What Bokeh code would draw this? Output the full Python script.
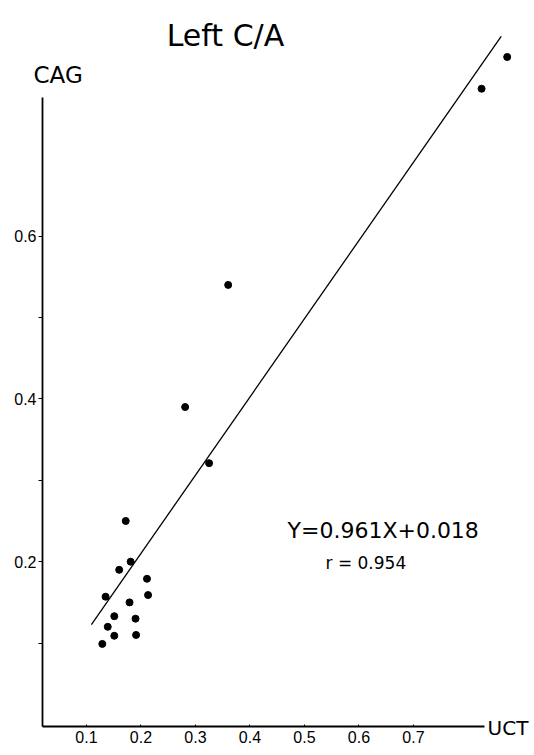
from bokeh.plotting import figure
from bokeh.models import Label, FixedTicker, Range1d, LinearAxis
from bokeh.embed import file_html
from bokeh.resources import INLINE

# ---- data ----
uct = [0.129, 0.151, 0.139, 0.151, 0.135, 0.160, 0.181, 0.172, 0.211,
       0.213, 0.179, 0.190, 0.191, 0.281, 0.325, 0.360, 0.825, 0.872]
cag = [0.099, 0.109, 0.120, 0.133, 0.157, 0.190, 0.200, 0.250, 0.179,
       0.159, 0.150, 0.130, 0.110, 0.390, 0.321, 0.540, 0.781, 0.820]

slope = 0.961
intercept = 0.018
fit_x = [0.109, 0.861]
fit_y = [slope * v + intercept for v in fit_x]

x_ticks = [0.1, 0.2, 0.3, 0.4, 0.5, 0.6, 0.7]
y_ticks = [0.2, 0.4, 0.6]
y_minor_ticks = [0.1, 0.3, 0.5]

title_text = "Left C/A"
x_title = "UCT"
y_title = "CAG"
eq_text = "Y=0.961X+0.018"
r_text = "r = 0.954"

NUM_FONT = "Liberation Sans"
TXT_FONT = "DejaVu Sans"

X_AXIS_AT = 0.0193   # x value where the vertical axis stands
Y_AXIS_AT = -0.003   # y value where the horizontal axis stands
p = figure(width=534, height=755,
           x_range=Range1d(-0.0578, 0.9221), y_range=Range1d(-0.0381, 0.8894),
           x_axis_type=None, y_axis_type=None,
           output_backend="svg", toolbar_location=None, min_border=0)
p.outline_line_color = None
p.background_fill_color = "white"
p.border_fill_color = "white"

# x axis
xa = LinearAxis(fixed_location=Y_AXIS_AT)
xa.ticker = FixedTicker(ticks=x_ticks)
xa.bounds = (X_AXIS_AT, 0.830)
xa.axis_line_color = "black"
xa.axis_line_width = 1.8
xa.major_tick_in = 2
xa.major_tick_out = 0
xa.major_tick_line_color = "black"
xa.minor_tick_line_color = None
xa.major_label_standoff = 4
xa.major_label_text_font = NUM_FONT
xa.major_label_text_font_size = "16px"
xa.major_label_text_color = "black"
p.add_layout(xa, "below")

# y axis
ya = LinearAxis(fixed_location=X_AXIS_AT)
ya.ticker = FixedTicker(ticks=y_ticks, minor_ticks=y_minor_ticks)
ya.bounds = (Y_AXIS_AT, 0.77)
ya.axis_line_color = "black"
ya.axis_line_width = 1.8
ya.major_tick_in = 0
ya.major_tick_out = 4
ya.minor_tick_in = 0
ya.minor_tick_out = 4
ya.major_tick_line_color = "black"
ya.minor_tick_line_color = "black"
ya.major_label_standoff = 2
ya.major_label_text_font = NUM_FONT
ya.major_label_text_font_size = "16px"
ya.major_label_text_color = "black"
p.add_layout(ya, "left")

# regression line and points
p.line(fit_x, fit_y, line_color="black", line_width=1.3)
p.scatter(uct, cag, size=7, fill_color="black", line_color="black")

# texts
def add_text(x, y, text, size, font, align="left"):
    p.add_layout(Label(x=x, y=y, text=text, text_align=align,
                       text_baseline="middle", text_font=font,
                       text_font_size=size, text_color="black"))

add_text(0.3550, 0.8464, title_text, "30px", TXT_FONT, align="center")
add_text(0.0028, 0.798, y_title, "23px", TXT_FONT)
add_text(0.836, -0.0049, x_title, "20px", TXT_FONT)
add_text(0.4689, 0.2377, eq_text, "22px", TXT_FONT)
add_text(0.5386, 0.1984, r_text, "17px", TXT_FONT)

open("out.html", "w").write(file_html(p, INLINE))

Brief:
Pictures excluded, quote all the data above exactly.

Solution to this exercise:
What Bokeh code would draw this? Output the full Python script.
from bokeh.plotting import figure
from bokeh.models import Label, FixedTicker, Range1d, LinearAxis
from bokeh.embed import file_html
from bokeh.resources import INLINE

# ---- data ----
uct = [0.129, 0.151, 0.139, 0.151, 0.135, 0.160, 0.181, 0.172, 0.211,
       0.213, 0.179, 0.190, 0.191, 0.281, 0.325, 0.360, 0.825, 0.872]
cag = [0.099, 0.109, 0.120, 0.133, 0.157, 0.190, 0.200, 0.250, 0.179,
       0.159, 0.150, 0.130, 0.110, 0.390, 0.321, 0.540, 0.781, 0.820]

slope = 0.961
intercept = 0.018
fit_x = [0.109, 0.861]
fit_y = [slope * v + intercept for v in fit_x]

x_ticks = [0.1, 0.2, 0.3, 0.4, 0.5, 0.6, 0.7]
y_ticks = [0.2, 0.4, 0.6]
y_minor_ticks = [0.1, 0.3, 0.5]

title_text = "Left C/A"
x_title = "UCT"
y_title = "CAG"
eq_text = "Y=0.961X+0.018"
r_text = "r = 0.954"

NUM_FONT = "Liberation Sans"
TXT_FONT = "DejaVu Sans"

X_AXIS_AT = 0.0193   # x value where the vertical axis stands
Y_AXIS_AT = -0.003   # y value where the horizontal axis stands
p = figure(width=534, height=755,
           x_range=Range1d(-0.0578, 0.9221), y_range=Range1d(-0.0381, 0.8894),
           x_axis_type=None, y_axis_type=None,
           output_backend="svg", toolbar_location=None, min_border=0)
p.outline_line_color = None
p.background_fill_color = "white"
p.border_fill_color = "white"

# x axis
xa = LinearAxis(fixed_location=Y_AXIS_AT)
xa.ticker = FixedTicker(ticks=x_ticks)
xa.bounds = (X_AXIS_AT, 0.830)
xa.axis_line_color = "black"
xa.axis_line_width = 1.8
xa.major_tick_in = 2
xa.major_tick_out = 0
xa.major_tick_line_color = "black"
xa.minor_tick_line_color = None
xa.major_label_standoff = 4
xa.major_label_text_font = NUM_FONT
xa.major_label_text_font_size = "16px"
xa.major_label_text_color = "black"
p.add_layout(xa, "below")

# y axis
ya = LinearAxis(fixed_location=X_AXIS_AT)
ya.ticker = FixedTicker(ticks=y_ticks, minor_ticks=y_minor_ticks)
ya.bounds = (Y_AXIS_AT, 0.77)
ya.axis_line_color = "black"
ya.axis_line_width = 1.8
ya.major_tick_in = 0
ya.major_tick_out = 4
ya.minor_tick_in = 0
ya.minor_tick_out = 4
ya.major_tick_line_color = "black"
ya.minor_tick_line_color = "black"
ya.major_label_standoff = 2
ya.major_label_text_font = NUM_FONT
ya.major_label_text_font_size = "16px"
ya.major_label_text_color = "black"
p.add_layout(ya, "left")

# regression line and points
p.line(fit_x, fit_y, line_color="black", line_width=1.3)
p.scatter(uct, cag, size=7, fill_color="black", line_color="black")

# texts
def add_text(x, y, text, size, font, align="left"):
    p.add_layout(Label(x=x, y=y, text=text, text_align=align,
                       text_baseline="middle", text_font=font,
                       text_font_size=size, text_color="black"))

add_text(0.3550, 0.8464, title_text, "30px", TXT_FONT, align="center")
add_text(0.0028, 0.798, y_title, "23px", TXT_FONT)
add_text(0.836, -0.0049, x_title, "20px", TXT_FONT)
add_text(0.4689, 0.2377, eq_text, "22px", TXT_FONT)
add_text(0.5386, 0.1984, r_text, "17px", TXT_FONT)

open("out.html", "w").write(file_html(p, INLINE))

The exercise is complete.